◆ **Requirements**
Extract, in full, the lines below, beginning at the first and ending with the line that contains "0.0051, 0.0029, 0.0026];". Pictures do not belong in the copy.

Entries with chart source code
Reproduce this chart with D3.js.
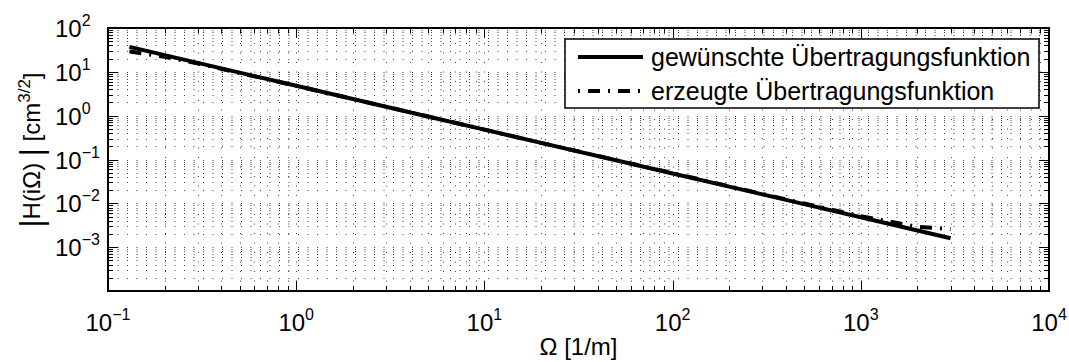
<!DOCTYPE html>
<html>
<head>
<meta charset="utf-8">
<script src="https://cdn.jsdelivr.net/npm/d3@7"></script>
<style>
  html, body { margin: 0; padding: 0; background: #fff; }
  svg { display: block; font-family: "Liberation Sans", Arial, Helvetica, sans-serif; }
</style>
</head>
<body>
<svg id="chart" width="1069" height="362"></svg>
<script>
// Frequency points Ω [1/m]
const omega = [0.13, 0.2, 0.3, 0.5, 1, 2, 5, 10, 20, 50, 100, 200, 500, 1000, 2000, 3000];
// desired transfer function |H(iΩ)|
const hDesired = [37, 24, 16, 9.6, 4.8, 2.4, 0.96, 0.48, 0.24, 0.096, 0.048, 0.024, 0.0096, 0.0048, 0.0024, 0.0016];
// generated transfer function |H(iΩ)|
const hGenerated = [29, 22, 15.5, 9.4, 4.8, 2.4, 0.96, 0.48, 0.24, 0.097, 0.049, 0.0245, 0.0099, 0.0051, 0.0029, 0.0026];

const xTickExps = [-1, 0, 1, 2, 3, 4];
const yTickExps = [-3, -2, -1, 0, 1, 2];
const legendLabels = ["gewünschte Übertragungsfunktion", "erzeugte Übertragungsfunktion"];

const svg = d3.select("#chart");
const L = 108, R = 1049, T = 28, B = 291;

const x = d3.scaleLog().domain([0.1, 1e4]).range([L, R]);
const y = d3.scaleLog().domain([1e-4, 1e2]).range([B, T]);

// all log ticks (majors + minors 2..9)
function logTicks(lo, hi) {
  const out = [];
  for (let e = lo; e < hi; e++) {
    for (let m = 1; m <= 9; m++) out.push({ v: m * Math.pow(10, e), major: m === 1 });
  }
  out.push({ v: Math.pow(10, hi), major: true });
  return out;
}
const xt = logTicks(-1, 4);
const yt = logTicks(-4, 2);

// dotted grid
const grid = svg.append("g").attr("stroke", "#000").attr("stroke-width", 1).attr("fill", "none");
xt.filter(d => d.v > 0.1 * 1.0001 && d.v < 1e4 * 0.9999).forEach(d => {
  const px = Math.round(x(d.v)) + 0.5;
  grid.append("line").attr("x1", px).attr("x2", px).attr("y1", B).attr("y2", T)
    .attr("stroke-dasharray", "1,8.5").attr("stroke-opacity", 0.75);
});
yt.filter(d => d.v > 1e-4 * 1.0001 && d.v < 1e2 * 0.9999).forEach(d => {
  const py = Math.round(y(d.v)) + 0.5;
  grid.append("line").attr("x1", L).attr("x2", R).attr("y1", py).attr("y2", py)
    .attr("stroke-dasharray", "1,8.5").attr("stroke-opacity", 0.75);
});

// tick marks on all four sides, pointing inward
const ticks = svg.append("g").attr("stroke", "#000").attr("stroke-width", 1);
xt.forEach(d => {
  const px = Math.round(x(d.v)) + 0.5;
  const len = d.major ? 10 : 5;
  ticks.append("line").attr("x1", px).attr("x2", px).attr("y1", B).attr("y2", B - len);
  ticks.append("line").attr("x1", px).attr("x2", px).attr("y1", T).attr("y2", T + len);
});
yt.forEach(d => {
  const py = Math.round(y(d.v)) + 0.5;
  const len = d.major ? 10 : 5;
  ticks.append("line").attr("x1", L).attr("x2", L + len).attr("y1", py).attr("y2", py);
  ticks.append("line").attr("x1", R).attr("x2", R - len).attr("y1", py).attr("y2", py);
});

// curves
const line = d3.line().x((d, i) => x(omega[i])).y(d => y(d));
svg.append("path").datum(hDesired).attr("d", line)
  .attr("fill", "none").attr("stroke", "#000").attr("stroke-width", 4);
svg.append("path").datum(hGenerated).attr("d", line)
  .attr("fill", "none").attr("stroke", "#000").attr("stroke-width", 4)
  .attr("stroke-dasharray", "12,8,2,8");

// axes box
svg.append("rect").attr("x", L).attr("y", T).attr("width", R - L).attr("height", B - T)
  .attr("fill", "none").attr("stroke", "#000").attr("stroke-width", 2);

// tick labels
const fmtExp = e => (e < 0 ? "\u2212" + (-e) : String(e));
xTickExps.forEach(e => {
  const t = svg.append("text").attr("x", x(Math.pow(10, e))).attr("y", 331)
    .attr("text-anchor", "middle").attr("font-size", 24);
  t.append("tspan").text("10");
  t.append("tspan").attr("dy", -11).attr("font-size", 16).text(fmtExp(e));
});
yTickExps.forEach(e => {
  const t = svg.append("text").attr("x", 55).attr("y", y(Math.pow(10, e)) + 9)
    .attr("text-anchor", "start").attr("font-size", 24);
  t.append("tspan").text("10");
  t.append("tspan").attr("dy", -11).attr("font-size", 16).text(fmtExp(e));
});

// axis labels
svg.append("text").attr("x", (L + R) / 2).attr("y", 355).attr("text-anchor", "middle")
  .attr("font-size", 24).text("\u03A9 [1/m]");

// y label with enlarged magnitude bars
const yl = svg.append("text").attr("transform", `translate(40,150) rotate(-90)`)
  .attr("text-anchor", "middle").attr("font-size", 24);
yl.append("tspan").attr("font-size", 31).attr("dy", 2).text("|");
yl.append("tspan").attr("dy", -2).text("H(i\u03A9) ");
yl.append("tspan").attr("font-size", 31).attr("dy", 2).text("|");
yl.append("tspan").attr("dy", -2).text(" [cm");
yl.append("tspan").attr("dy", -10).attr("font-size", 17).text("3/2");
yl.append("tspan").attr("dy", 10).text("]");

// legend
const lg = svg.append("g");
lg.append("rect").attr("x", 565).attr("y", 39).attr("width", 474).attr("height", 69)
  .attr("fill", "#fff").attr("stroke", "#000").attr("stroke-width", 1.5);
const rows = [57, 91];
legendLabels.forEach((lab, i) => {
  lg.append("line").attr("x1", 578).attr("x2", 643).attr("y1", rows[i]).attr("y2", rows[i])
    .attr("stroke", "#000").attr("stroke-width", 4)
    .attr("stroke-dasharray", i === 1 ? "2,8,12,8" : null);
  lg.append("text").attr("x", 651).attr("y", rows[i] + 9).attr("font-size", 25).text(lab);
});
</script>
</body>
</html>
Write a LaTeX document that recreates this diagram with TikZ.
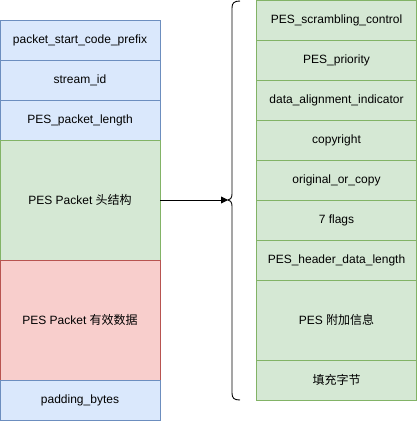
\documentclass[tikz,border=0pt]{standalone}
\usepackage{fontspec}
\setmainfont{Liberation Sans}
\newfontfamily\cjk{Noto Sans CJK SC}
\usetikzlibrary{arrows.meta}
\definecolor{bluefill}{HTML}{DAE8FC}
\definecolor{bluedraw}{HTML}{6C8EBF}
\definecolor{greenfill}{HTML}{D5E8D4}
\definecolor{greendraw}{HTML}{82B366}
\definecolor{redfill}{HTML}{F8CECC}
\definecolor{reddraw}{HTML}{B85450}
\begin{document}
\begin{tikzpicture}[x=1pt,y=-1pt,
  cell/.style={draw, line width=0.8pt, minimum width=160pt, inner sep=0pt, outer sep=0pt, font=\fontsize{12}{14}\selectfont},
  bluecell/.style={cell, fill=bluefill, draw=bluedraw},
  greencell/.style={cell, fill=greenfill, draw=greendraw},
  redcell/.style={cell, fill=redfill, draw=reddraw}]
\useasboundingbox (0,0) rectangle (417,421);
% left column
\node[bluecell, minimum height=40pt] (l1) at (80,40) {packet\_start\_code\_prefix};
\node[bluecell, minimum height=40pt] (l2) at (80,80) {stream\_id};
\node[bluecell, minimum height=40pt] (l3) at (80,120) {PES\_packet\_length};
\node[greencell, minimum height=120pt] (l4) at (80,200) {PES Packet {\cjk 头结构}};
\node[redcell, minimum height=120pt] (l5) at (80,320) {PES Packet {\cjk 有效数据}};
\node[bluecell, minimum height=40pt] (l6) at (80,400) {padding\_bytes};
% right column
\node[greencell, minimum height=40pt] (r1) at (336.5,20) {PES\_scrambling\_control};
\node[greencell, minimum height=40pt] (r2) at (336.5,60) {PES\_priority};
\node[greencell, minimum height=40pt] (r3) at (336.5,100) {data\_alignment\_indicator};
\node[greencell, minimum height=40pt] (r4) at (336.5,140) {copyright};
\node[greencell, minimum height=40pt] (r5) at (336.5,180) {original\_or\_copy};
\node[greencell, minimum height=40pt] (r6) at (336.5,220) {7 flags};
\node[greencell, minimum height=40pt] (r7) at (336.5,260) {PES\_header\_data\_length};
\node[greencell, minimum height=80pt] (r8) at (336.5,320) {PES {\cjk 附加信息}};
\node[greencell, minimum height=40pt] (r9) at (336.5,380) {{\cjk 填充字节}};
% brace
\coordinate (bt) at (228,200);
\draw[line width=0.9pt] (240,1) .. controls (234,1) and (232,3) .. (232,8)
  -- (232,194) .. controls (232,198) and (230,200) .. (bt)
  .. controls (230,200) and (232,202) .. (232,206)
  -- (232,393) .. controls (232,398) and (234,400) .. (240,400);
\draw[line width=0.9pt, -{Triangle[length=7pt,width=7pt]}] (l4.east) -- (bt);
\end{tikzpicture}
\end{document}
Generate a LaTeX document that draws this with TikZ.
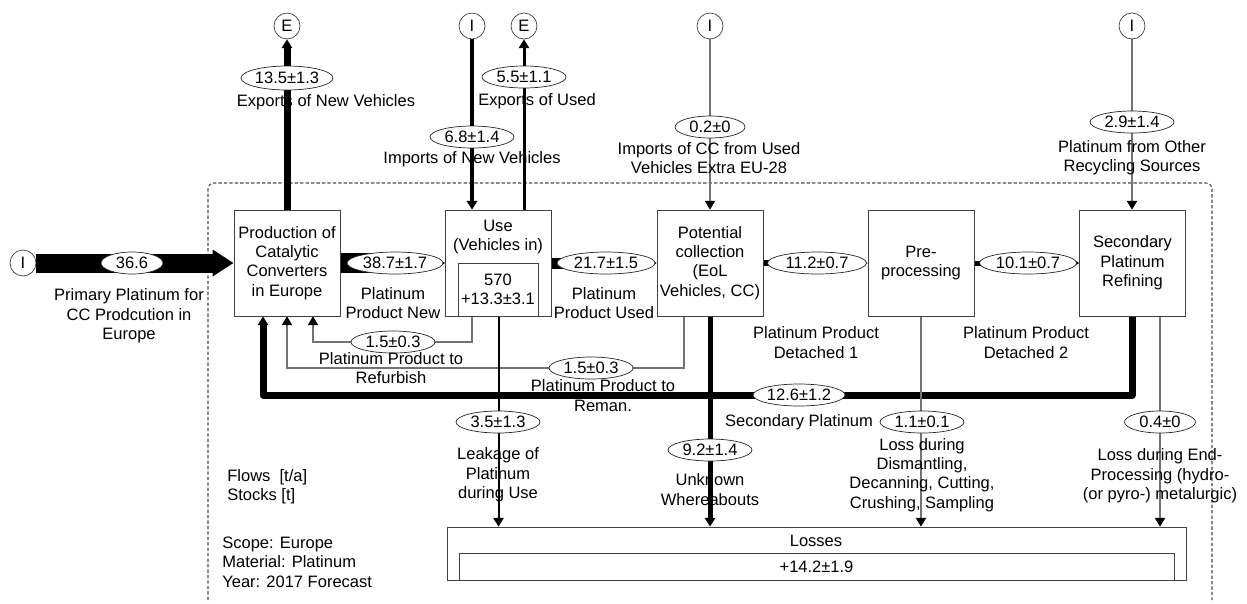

◆ **The reply**
Reproduce this chart with D3.js.
<!DOCTYPE html>
<html>
<head>
<meta charset="utf-8">
<script src="https://cdn.jsdelivr.net/npm/d3@7"></script>
<style>
  html, body { margin: 0; padding: 0; background: #fff; }
  svg { display: block; font-family: "Liberation Sans", Arial, Helvetica, sans-serif; }
</style>
</head>
<body>
<svg id="chart" width="1069" height="362"></svg>
<script>
// Frequency points Ω [1/m]
const omega = [0.13, 0.2, 0.3, 0.5, 1, 2, 5, 10, 20, 50, 100, 200, 500, 1000, 2000, 3000];
// desired transfer function |H(iΩ)|
const hDesired = [37, 24, 16, 9.6, 4.8, 2.4, 0.96, 0.48, 0.24, 0.096, 0.048, 0.024, 0.0096, 0.0048, 0.0024, 0.0016];
// generated transfer function |H(iΩ)|
const hGenerated = [29, 22, 15.5, 9.4, 4.8, 2.4, 0.96, 0.48, 0.24, 0.097, 0.049, 0.0245, 0.0099, 0.0051, 0.0029, 0.0026];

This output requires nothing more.